I thank my right hon. Friend for that answer. The best way to help people and families on lower incomes is to take them out of tax. What is the effect of the increase in the tax threshold compared with the last Government’s disgraceful decision to abolish the 10p tax rate?
That is a very good question. The tax threshold increases that we have presided over will have taken 2.7 million people out of tax. The personal allowance is a zero rate, whereas a 10p rate would halve the rate of income tax, so raising the personal allowance is literally twice as good.
I would like to draw the Chief Secretary’s attention to people who earn less than £10,000 a year and cannot afford to run a car. With the incredible squeeze on tax credits through low inflation rises and the taper being made even steeper, families in that situation, who are the working poor, are being hit the hardest.
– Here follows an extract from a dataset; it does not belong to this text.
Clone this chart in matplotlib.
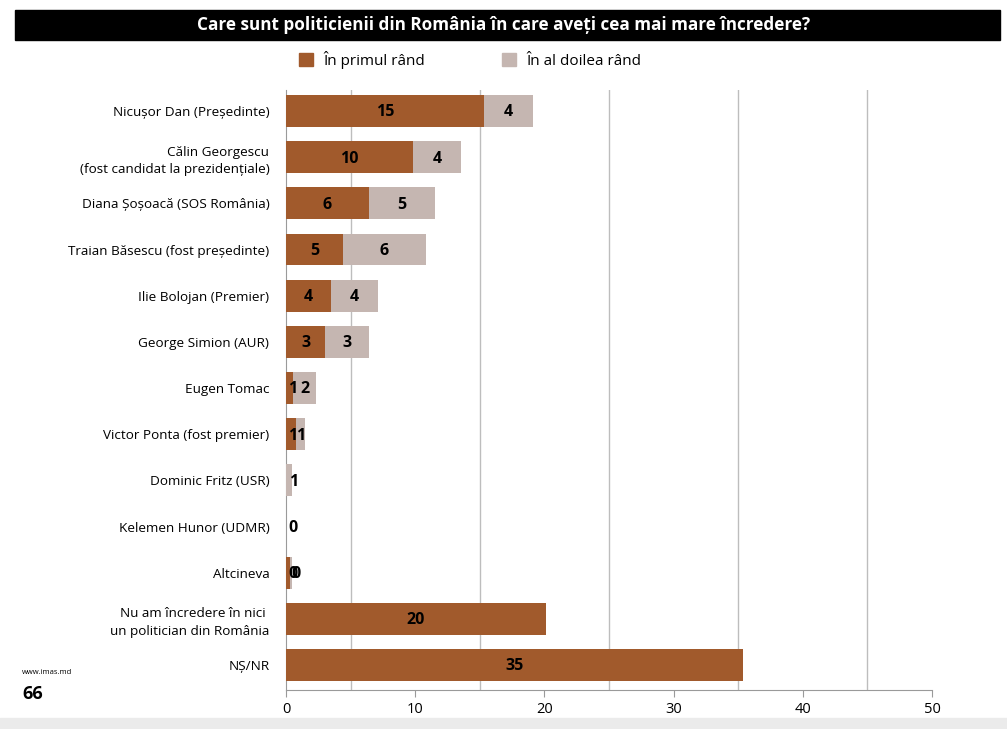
import matplotlib
matplotlib.use("Agg")
import matplotlib.pyplot as plt
from matplotlib.patches import Patch, Rectangle
from matplotlib import font_manager

categories = [
    "Nicușor Dan (Președinte)",
    "Călin Georgescu\n(fost candidat la prezidențiale)",
    "Diana Șoșoacă (SOS România)",
    "Traian Băsescu (fost președinte)",
    "Ilie Bolojan (Premier)",
    "George Simion (AUR)",
    "Eugen Tomac",
    "Victor Ponta (fost premier)",
    "Dominic Fritz (USR)",
    "Kelemen Hunor (UDMR)",
    "Altcineva",
    "Nu am încredere în nici \nun politician din România",
    "NȘ/NR",
]
primul = [15.3, 9.85, 6.4, 4.45, 3.5, 3.05, 0.55, 0.75, 0.0, 0.0, 0.3, 20.1, 35.4]
doilea = [3.85, 3.7, 5.15, 6.35, 3.65, 3.35, 1.8, 0.75, 0.5, 0.0, 0.15, 0.0, 0.0]
primul_labels = ["15", "10", "6", "5", "4", "3", "1", "1", None, "0", "0", "20", "35"]
doilea_labels = ["4", "4", "5", "6", "4", "3", "2", "1", "1", None, "0", None, None]
series_names = ["În primul rând", "În al doilea rând"]
xticks = [0, 10, 20, 30, 40, 50]
title = "Care sunt politicienii din România în care aveți cea mai mare încredere?"

c1 = "#A15A2C"
c2 = "#C5B6B1"

avail = {f.name for f in font_manager.fontManager.ttflist}
F = "Open Sans" if "Open Sans" in avail else "DejaVu Sans"

fig = plt.figure(figsize=(10.07, 7.29), dpi=100)
ax = fig.add_axes([0.284, 0.0535, 0.6415, 0.823])

y = list(range(len(categories)))
ax.barh(y, primul, height=0.69, color=c1, zorder=3)
ax.barh(y, doilea, left=primul, height=0.69, color=c2, zorder=3)

for i in y:
    p, d = primul[i], doilea[i]
    x1 = max(p / 2, 0.55)
    if primul_labels[i] is not None:
        ax.text(x1, i + 0.03, primul_labels[i], ha="center", va="center",
                fontsize=11.5, fontweight="bold", family=F, zorder=5)
    if doilea_labels[i] is not None:
        x2 = p + d / 2
        if primul_labels[i] is not None:
            x2 = max(x2, x1 + 0.25)
        else:
            x2 = max(x2, 0.6)
        ax.text(x2, i + 0.03, doilea_labels[i], ha="center", va="center",
                fontsize=11.5, fontweight="bold", family=F, zorder=5)

ax.set_xlim(0, 50)
ax.set_ylim(12.54, -0.455)
ax.set_yticks(y)
ax.set_yticklabels(categories, family=F, fontsize=9.7, linespacing=1.45)
ax.set_xticks(xticks)
ax.set_xticklabels([str(t) for t in xticks], family=F, fontsize=10.5)
for g in [5, 15, 25, 35, 45]:
    ax.axvline(g, color="#BDBDBD", lw=1, zorder=1)
for s in ["top", "right"]:
    ax.spines[s].set_visible(False)
ax.spines["left"].set_color("#9A9A9A")
ax.spines["bottom"].set_color("#9A9A9A")
ax.tick_params(axis="y", length=0, pad=12)
ax.tick_params(axis="x", length=5, color="#9A9A9A", pad=4)

# title banner
fig.patches.append(Rectangle((0.015, 1 - 40 / 729), 0.978, 30 / 729,
                             transform=fig.transFigure, color="black", zorder=0))
fig.text(0.5, 1 - 25 / 729, title, ha="center", va="center", color="white",
         fontsize=12.3, fontweight="bold", family=F)

handles = [Patch(color=c1), Patch(color=c2)]
fig.legend(handles, series_names, loc="center", bbox_to_anchor=(0.467, 1 - 60 / 729),
           ncol=2, frameon=False, handlelength=0.9, handleheight=0.9,
           columnspacing=5.0, handletextpad=0.7, prop={"family": F, "size": 11})

fig.text(0.022, 1 - 672 / 729, "www.imas.md", fontsize=5.5, family=F, va="center")
fig.text(0.022, 1 - 694 / 729, "66", fontsize=13, fontweight="bold", family=F, va="center")
fig.patches.append(Rectangle((0, 0), 1, 11 / 729, transform=fig.transFigure,
                             color="#EBEBEB", zorder=0))

fig.savefig("out.png", dpi=100)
What will he do for those people on tax credits?
The hon. Lady is right, of course, that the financial crisis that took place when her party was in office cast a long shadow over the personal finances of millions of people in this country. However, she omits to mention that many of the people she refers to were paying income tax under the previous Government, and it is thanks to this Government’s policies that they are no longer doing so.
When it comes to the cost of living, does the Chief Secretary now agree that it was a big mistake for the Chancellor to issue such dodgy statistics last week, desperately pretending that the public have never had it so good? The Government’s first statistical dodge was adding in only tax changes that they like and ignoring tax rises and cuts to tax credits, which, by the way, disproportionately hit women. Their other dodge was trying to prove that the rich were really doing very well by leaving out that thing that they do not like talking about today—the millionaires’ tax cut. They were such blatantly skewed figures—is the Chief Secretary not just a little bit embarrassed about such statistical trickery?
A vast amount of words, but not one of them welcoming the most important set of statistics today—the growth figures that have been published this morning. The year 2013 was the first calendar year since 2007 with economic growth in all four quarters, and I wish the hon. Gentleman had welcomed that.
Week after week, month after month, we come to the Dispatch Box and beg the Government to do something about the cost of living crisis, but all we hear from the two Government parties is, “Crisis? What crisis?” How out of touch can they possibly be? I want to ask the Chief Secretary a simple question. Does he really, genuinely think that the British public are better off today than when he came to office?
I know for a fact that the British public are better off than they would be if the hon. Gentleman’s party had stayed in office. He’s got a cheek, he really has.
Again, no welcome for the growth figures or the fact that, last week, we saw the largest quarterly rise in employment in our country’s history. No welcome for the big tax cuts for working people in this country or the range of measures that we have taken to ask the wealthiest to pay more. Those are the things that are getting this country back in the right direction, something that the hon. Gentleman’s party would fail to do.